EXERCISE BRIEF -
Give an exact transcription of every line, dropping the images.

· · · ·

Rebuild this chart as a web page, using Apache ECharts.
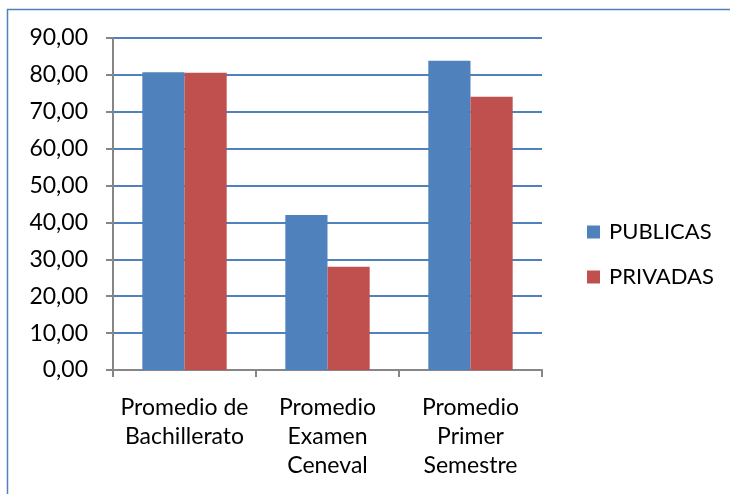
<!DOCTYPE html>
<html><head><meta charset="utf-8">
<script src="https://cdn.jsdelivr.net/npm/echarts@6/dist/echarts.min.js"></script>
<style>html,body{margin:0;padding:0;background:#fff}#c{width:730px;height:494px}</style>
</head><body><div id="c"></div>
<script>
const categories = ["Promedio de\nBachillerato", "Promedio\nExamen\nCeneval", "Promedio\nPrimer\nSemestre"];
const publicas = [80.7, 42.0, 83.8];
const privadas = [80.6, 28.0, 74.1];
const yTicks = {min: 0, max: 90, interval: 10};

const chart = echarts.init(document.getElementById('c'));
const font = 'Lato, "Open Sans", sans-serif';
chart.setOption({
  animation: false,
  graphic: [{type:'rect', shape:{x:7.5,y:9.5,width:740,height:500}, style:{fill:'none', stroke:'#4F81BD', lineWidth:1.5}}],
  grid: {left:113, right:188, top:38, bottom:124},
  legend: {
    orient:'vertical', left:582, top:216, itemGap:23, itemWidth:13, itemHeight:13, icon:'rect',
    textStyle:{fontFamily:font, fontSize:22, color:'#000', padding:[0,0,0,4]},
    data:['PUBLICAS','PRIVADAS']
  },
  xAxis: {
    type:'category', data:categories,
    axisLine:{lineStyle:{color:'#868686', width:2}},
    axisTick:{show:true, length:7, lineStyle:{color:'#868686', width:2}},
    axisLabel:{fontFamily:font, fontSize:23, color:'#000', lineHeight:29, margin:23, interval:0}
  },
  yAxis: {
    type:'value', min:yTicks.min, max:yTicks.max, interval:yTicks.interval,
    axisLine:{show:true, lineStyle:{color:'#868686', width:2}},
    axisTick:{show:true, length:7, lineStyle:{color:'#868686', width:2}},
    splitLine:{lineStyle:{color:'#4F81BD', width:2}},
    axisLabel:{fontFamily:font, fontSize:23, color:'#000', margin:25,
      formatter: v => v.toFixed(2).replace('.', ',')}
  },
  series: [
    {name:'PUBLICAS', type:'bar', data:publicas, barGap:'0%', barCategoryGap:'41%', itemStyle:{color:'#4F81BD'}},
    {name:'PRIVADAS', type:'bar', data:privadas, itemStyle:{color:'#C0504D'}}
  ]
});
</script></body></html>
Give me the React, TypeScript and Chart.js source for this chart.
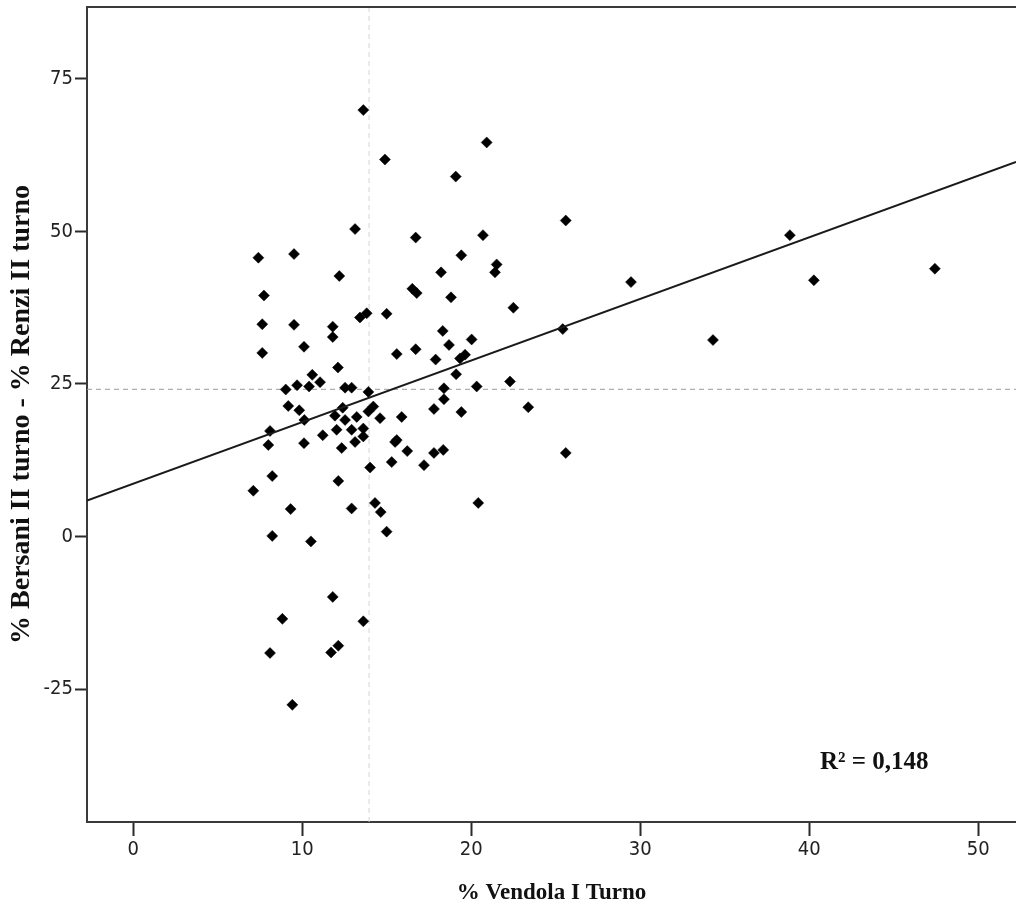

· · · ·

RESPONSE -
Rebuild this chart as a web page, using Apache ECharts.
<!DOCTYPE html>
<html><head><meta charset="utf-8">
<script src="https://cdn.jsdelivr.net/npm/echarts@6/dist/echarts.min.js"></script>
<style>html,body{margin:0;padding:0;background:#fff}#c{width:730px;height:494px}</style>
</head><body><div id="c"></div>
<script>
const categories = ["Promedio de\nBachillerato", "Promedio\nExamen\nCeneval", "Promedio\nPrimer\nSemestre"];
const publicas = [80.7, 42.0, 83.8];
const privadas = [80.6, 28.0, 74.1];
const yTicks = {min: 0, max: 90, interval: 10};

const chart = echarts.init(document.getElementById('c'));
const font = 'Lato, "Open Sans", sans-serif';
chart.setOption({
  animation: false,
  graphic: [{type:'rect', shape:{x:7.5,y:9.5,width:740,height:500}, style:{fill:'none', stroke:'#4F81BD', lineWidth:1.5}}],
  grid: {left:113, right:188, top:38, bottom:124},
  legend: {
    orient:'vertical', left:582, top:216, itemGap:23, itemWidth:13, itemHeight:13, icon:'rect',
    textStyle:{fontFamily:font, fontSize:22, color:'#000', padding:[0,0,0,4]},
    data:['PUBLICAS','PRIVADAS']
  },
  xAxis: {
    type:'category', data:categories,
    axisLine:{lineStyle:{color:'#868686', width:2}},
    axisTick:{show:true, length:7, lineStyle:{color:'#868686', width:2}},
    axisLabel:{fontFamily:font, fontSize:23, color:'#000', lineHeight:29, margin:23, interval:0}
  },
  yAxis: {
    type:'value', min:yTicks.min, max:yTicks.max, interval:yTicks.interval,
    axisLine:{show:true, lineStyle:{color:'#868686', width:2}},
    axisTick:{show:true, length:7, lineStyle:{color:'#868686', width:2}},
    splitLine:{lineStyle:{color:'#4F81BD', width:2}},
    axisLabel:{fontFamily:font, fontSize:23, color:'#000', margin:25,
      formatter: v => v.toFixed(2).replace('.', ',')}
  },
  series: [
    {name:'PUBLICAS', type:'bar', data:publicas, barGap:'0%', barCategoryGap:'41%', itemStyle:{color:'#4F81BD'}},
    {name:'PRIVADAS', type:'bar', data:privadas, itemStyle:{color:'#C0504D'}}
  ]
});
</script></body></html>
Give me the React, TypeScript and Chart.js source for this chart.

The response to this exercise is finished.